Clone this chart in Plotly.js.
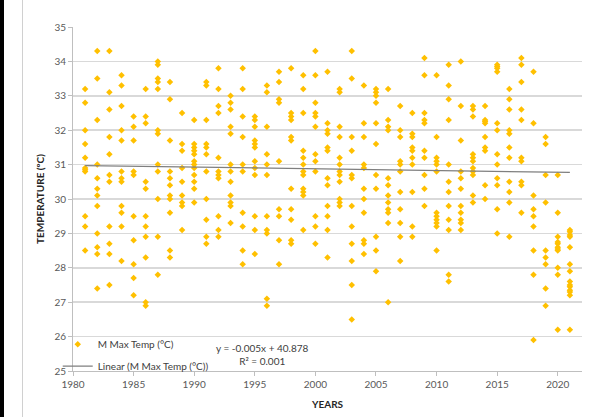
<!DOCTYPE html>
<html>
<head>
<meta charset="utf-8">
<script src="https://cdn.plot.ly/plotly-3.0.1.min.js"></script>
<style>
  html, body { margin: 0; padding: 0; background: #ffffff; }
  #wrap { position: relative; width: 598px; height: 417px; overflow: hidden; }
  #chart { width: 598px; height: 417px; }
  /* page frame around the chart */
  .edge-dark { position: absolute; z-index: 10; left: 0; top: 0; width: 4px; height: 417px; background: #000000; }
  .edge-light { position: absolute; z-index: 10; left: 22px; top: 0; width: 1px; height: 417px; background: #d0d0d0; }
</style>
</head>
<body>
<div id="wrap">
  <div id="chart"></div>
  <div class="edge-dark"></div>
  <div class="edge-light"></div>
</div>
<script>
// Monthly maximum temperature readings, grouped by year
const years = [1981, 1982, 1983, 1984, 1985, 1986, 1987, 1988, 1989, 1990,
               1991, 1992, 1993, 1994, 1995, 1996, 1997, 1998, 1999, 2000,
               2001, 2002, 2003, 2004, 2005, 2006, 2007, 2008, 2009, 2010,
               2011, 2012, 2013, 2014, 2015, 2016, 2017, 2018, 2019, 2020, 2021];

const monthlyMaxTemp = [
  [33.2, 32.8, 32.0, 31.6, 31.2, 30.9, 30.85, 30.8, 29.5, 29.2, 28.5],          // 1981
  [34.3, 33.5, 32.3, 31.0, 30.6, 30.3, 30.1, 29.8, 29.0, 28.6, 28.4, 27.4],     // 1982
  [34.3, 33.1, 32.6, 31.8, 31.3, 30.7, 30.5, 29.2, 28.7, 28.4, 27.5],           // 1983
  [33.6, 33.3, 32.7, 32.0, 31.7, 30.8, 30.6, 30.5, 29.8, 29.6, 29.2, 28.2],     // 1984
  [32.4, 32.1, 31.7, 30.8, 30.7, 29.5, 28.8, 28.1, 27.7, 27.2],                 // 1985
  [33.2, 32.4, 32.2, 30.5, 30.3, 29.5, 29.2, 28.9, 28.3, 27.0, 26.9],           // 1986
  [34.0, 33.9, 33.5, 33.4, 33.2, 32.0, 31.9, 31.0, 30.8, 30.0, 28.9, 27.8],     // 1987
  [33.4, 32.9, 31.7, 30.8, 30.6, 30.4, 30.1, 30.0, 29.6, 28.5, 28.3],           // 1988
  [32.5, 31.6, 31.4, 30.9, 30.5, 30.1, 29.9, 29.8, 29.1],                       // 1989
  [32.3, 31.6, 31.5, 31.4, 31.3, 31.1, 31.0, 30.9, 30.7, 30.5, 30.3, 29.9],     // 1990
  [33.4, 33.3, 32.3, 31.6, 31.5, 31.3, 30.8, 30.0, 29.4, 28.9, 28.7],           // 1991
  [33.8, 33.2, 32.7, 32.5, 31.2, 30.8, 30.7, 30.6, 29.5, 29.1, 28.9],           // 1992
  [33.0, 32.8, 32.6, 32.1, 31.9, 31.0, 30.8, 30.5, 30.1, 29.9, 29.8, 29.3],     // 1993
  [33.8, 33.2, 32.4, 31.8, 31.0, 30.8, 29.6, 29.2, 28.5, 28.1],                 // 1994
  [32.4, 32.3, 32.1, 31.7, 31.6, 31.5, 31.1, 30.9, 30.7, 29.5, 29.1, 28.4],     // 1995
  [33.3, 33.1, 32.1, 31.3, 31.0, 30.7, 29.5, 29.1, 29.0, 27.1, 26.9],           // 1996
  [33.7, 33.4, 32.9, 32.8, 31.1, 29.7, 29.5, 28.8, 28.1],                       // 1997
  [33.8, 32.5, 32.4, 32.3, 31.8, 31.7, 30.3, 29.7, 29.4, 28.8, 28.7],           // 1998
  [33.6, 33.2, 32.5, 31.4, 31.2, 31.0, 30.8, 30.7, 30.3, 30.2, 30.1, 29.1],     // 1999
  [34.3, 33.6, 32.8, 32.5, 32.4, 32.1, 31.3, 31.1, 30.8, 29.5, 29.2, 28.7],     // 2000
  [33.7, 32.2, 32.0, 31.9, 31.5, 31.4, 30.6, 30.4, 29.8, 29.5, 29.1, 28.3],     // 2001
  [33.2, 33.1, 32.1, 31.8, 31.2, 31.0, 30.8, 30.7, 30.5, 30.0, 29.9, 29.8],     // 2002
  [34.3, 33.5, 31.8, 31.4, 30.7, 30.6, 29.8, 29.2, 28.7, 28.2, 27.5, 26.5],     // 2003
  [33.3, 32.2, 31.8, 31.0, 30.9, 30.3, 30.0, 29.6, 28.8, 28.7, 28.4],           // 2004
  [33.2, 33.1, 33.0, 32.8, 32.2, 31.6, 30.7, 30.3, 28.9, 28.5, 27.9],           // 2005
  [33.2, 32.3, 32.1, 32.0, 30.6, 30.4, 30.1, 29.9, 29.7, 29.6, 29.3, 27.0],     // 2006
  [32.7, 32.0, 31.8, 31.1, 31.0, 30.8, 30.2, 29.7, 29.3, 28.9, 28.2],           // 2007
  [32.5, 31.9, 31.8, 31.5, 31.4, 31.2, 31.0, 30.2, 29.2, 28.9],                 // 2008
  [34.1, 33.6, 32.5, 32.3, 32.2, 31.4, 31.2, 30.7, 30.3, 29.8],                 // 2009
  [33.6, 31.8, 31.2, 31.1, 31.0, 30.8, 29.6, 29.5, 29.4, 29.3, 29.2, 28.5],     // 2010
  [33.9, 33.3, 32.9, 32.3, 31.0, 30.5, 30.2, 29.8, 29.4, 29.1, 27.8, 27.6],     // 2011
  [34.0, 32.7, 31.7, 30.8, 30.6, 30.3, 29.8, 29.6, 29.4, 29.3, 29.1],           // 2012
  [32.7, 32.6, 32.4, 31.3, 31.2, 31.1, 30.9, 30.8, 30.7, 30.1, 29.9],           // 2013
  [32.7, 32.3, 32.25, 32.2, 31.8, 31.5, 31.4, 30.4, 30.0],                      // 2014
  [33.9, 33.85, 33.8, 33.7, 32.2, 32.0, 31.3, 31.0, 30.6, 30.4, 29.7, 29.0],    // 2015
  [33.2, 32.9, 32.6, 32.0, 31.9, 31.5, 31.2, 30.5, 30.2, 29.9, 28.9],           // 2016
  [34.1, 33.9, 33.4, 32.6, 32.3, 31.2, 31.1, 30.5, 30.4, 29.6],                 // 2017
  [33.7, 32.2, 30.1, 29.7, 29.5, 29.2, 28.5, 27.8, 25.9],                       // 2018
  [31.8, 31.6, 30.7, 29.9, 28.5, 28.3, 28.1, 27.4, 26.9],                       // 2019
  [30.7, 29.6, 28.9, 28.75, 28.7, 28.6, 28.55, 28.5, 28.0, 27.8, 26.2],         // 2020
  [29.1, 29.05, 28.95, 28.9, 28.6, 28.1, 27.9, 27.6, 27.5, 27.45, 27.35, 27.3, 27.2, 26.2] // 2021
];

// Linear trend fitted to the series
const trendSlope = -0.005;
const trendIntercept = 40.878;
const trendYears = [1981, 2021];

const seriesName = 'M Max Temp (°C)';
const trendName = 'Linear (M Max Temp (°C))';

// Flatten per-year readings into scatter coordinates
const xs = [], ys = [];
years.forEach((yr, i) => {
  monthlyMaxTemp[i].forEach(v => { xs.push(yr); ys.push(v); });
});
const trendY = trendYears.map(x => trendSlope * x + trendIntercept);

const FONT = 'Lato, "Liberation Sans", Arial, sans-serif';

const traces = [
  {
    type: 'scatter', mode: 'markers', name: seriesName,
    x: xs, y: ys,
    marker: { symbol: 'diamond', size: 5, color: '#FFC000', line: { width: 0 } },
    legendgroup: 'a', hoverinfo: 'x+y'
  },
  {
    type: 'scatter', mode: 'lines', name: trendName,
    x: trendYears, y: trendY,
    line: { color: '#7f7f7f', width: 1.2 },
    legendgroup: 'b'
  }
];

const layout = {
  width: 598, height: 417,
  paper_bgcolor: '#ffffff', plot_bgcolor: '#ffffff',
  margin: { l: 73, r: 16, t: 27, b: 46 },
  font: { family: FONT, size: 10, color: '#595959' },
  showlegend: true,
  legend: {
    x: -0.03, y: 0.12, xanchor: 'left', yanchor: 'top',
    bgcolor: 'rgba(0,0,0,0)', font: { family: FONT, size: 10, color: '#404040' },
    itemwidth: 30, tracegroupgap: 3
  },
  xaxis: {
    range: [1980, 2022], tick0: 1980, dtick: 5,
    showgrid: false, zeroline: false,
    showline: true, linecolor: '#bfbfbf', linewidth: 1,
    ticks: 'outside', ticklen: 4, tickcolor: '#bfbfbf',
    tickfont: { family: FONT, size: 10, color: '#595959' },
    title: { text: 'YEARS', standoff: 11, font: { family: FONT, size: 10, color: '#262626', weight: 'bold' } }
  },
  yaxis: {
    range: [25, 35], tick0: 25, dtick: 1,
    showgrid: true, gridcolor: '#d9d9d9', gridwidth: 1.5, zeroline: false,
    showline: true, linecolor: '#bfbfbf', linewidth: 1,
    ticks: 'outside', ticklen: 4, tickcolor: '#bfbfbf',
    tickfont: { family: FONT, size: 10, color: '#595959' },
    title: { text: 'TEMPERATURE (ºC)', standoff: 7, font: { family: FONT, size: 10, color: '#262626', weight: 'bold' } }
  },
  annotations: [
    {
      xref: 'paper', yref: 'paper', x: 0.373, y: 0.048, yanchor: 'middle', xanchor: 'center',
      text: 'y = -0.005x + 40.878<br>R² = 0.001',
      showarrow: false, align: 'center',
      font: { family: FONT, size: 10, color: '#404040' }
    }
  ]
};

Plotly.newPlot('chart', traces, layout, { displayModeBar: false, staticPlot: true });
</script>
</body>
</html>
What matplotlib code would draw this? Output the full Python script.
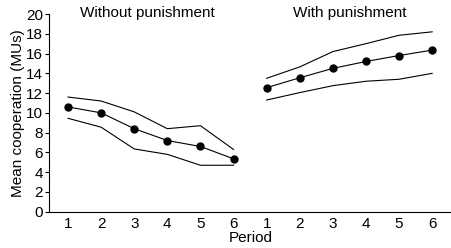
import numpy as np
from matplotlib import pyplot as plt

plt.rcParams['font.family'] = ['Liberation Sans', 'DejaVu Sans']

periods = [1, 2, 3, 4, 5, 6]
tick_labels = [str(p) for p in periods] * 2

# without punishment
wo_mean = [10.6, 10.0, 8.4, 7.2, 6.6, 5.35]
wo_upper = [11.6, 11.2, 10.1, 8.4, 8.7, 6.3]
wo_lower = [9.45, 8.55, 6.35, 5.8, 4.7, 4.7]

# with punishment
w_mean = [12.55, 13.55, 14.5, 15.2, 15.8, 16.35]
w_upper = [13.5, 14.65, 16.2, 17.0, 17.85, 18.2]
w_lower = [11.3, 12.05, 12.75, 13.2, 13.4, 14.0]

x_left = np.array(periods)
x_right = np.array(periods) + 6

fs = 11

fig = plt.figure(figsize=(4.52, 2.48), dpi=100)
ax = fig.add_axes([0.1095, 0.1464, 0.8905, 0.797])

for x, m, u, l in [(x_left, wo_mean, wo_upper, wo_lower),
                   (x_right, w_mean, w_upper, w_lower)]:
    ax.plot(x, u, color='black', lw=0.8)
    ax.plot(x, l, color='black', lw=0.8)
    ax.plot(x, m, color='black', lw=0.8, marker='o', markersize=5)

ax.set_xlim(0.44, 12.6)
ax.set_ylim(0, 20)
ax.set_yticks(np.arange(0, 21, 2))
ax.set_xticks(np.concatenate([x_left, x_right]))
ax.set_xticklabels(tick_labels)
ax.tick_params(axis='x', length=0, pad=4, labelsize=fs)
ax.tick_params(axis='y', length=3, width=0.8, pad=1.5, labelsize=fs)

for s in ['top', 'right']:
    ax.spines[s].set_visible(False)
for s in ['left', 'bottom']:
    ax.spines[s].set_linewidth(0.8)

ax.set_xlabel('Period', fontsize=fs, labelpad=0)
ax.set_ylabel('Mean cooperation (MUs)', fontsize=fs, labelpad=1)

ax.text(3.4, 20.15, 'Without punishment', ha='center', va='center', fontsize=fs)
ax.text(9.5, 20.15, 'With punishment', ha='center', va='center', fontsize=fs)

fig.savefig('out.png', dpi=100)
══════
What to work on:
Set down word for word the lines from the first entry through the line with "2019, 2020, 2021];", both included, omitting pictures.

Final result:
Clone this chart in Plotly.js.
<!DOCTYPE html>
<html>
<head>
<meta charset="utf-8">
<script src="https://cdn.plot.ly/plotly-3.0.1.min.js"></script>
<style>
  html, body { margin: 0; padding: 0; background: #ffffff; }
  #wrap { position: relative; width: 598px; height: 417px; overflow: hidden; }
  #chart { width: 598px; height: 417px; }
  /* page frame around the chart */
  .edge-dark { position: absolute; z-index: 10; left: 0; top: 0; width: 4px; height: 417px; background: #000000; }
  .edge-light { position: absolute; z-index: 10; left: 22px; top: 0; width: 1px; height: 417px; background: #d0d0d0; }
</style>
</head>
<body>
<div id="wrap">
  <div id="chart"></div>
  <div class="edge-dark"></div>
  <div class="edge-light"></div>
</div>
<script>
// Monthly maximum temperature readings, grouped by year
const years = [1981, 1982, 1983, 1984, 1985, 1986, 1987, 1988, 1989, 1990,
               1991, 1992, 1993, 1994, 1995, 1996, 1997, 1998, 1999, 2000,
               2001, 2002, 2003, 2004, 2005, 2006, 2007, 2008, 2009, 2010,
               2011, 2012, 2013, 2014, 2015, 2016, 2017, 2018, 2019, 2020, 2021];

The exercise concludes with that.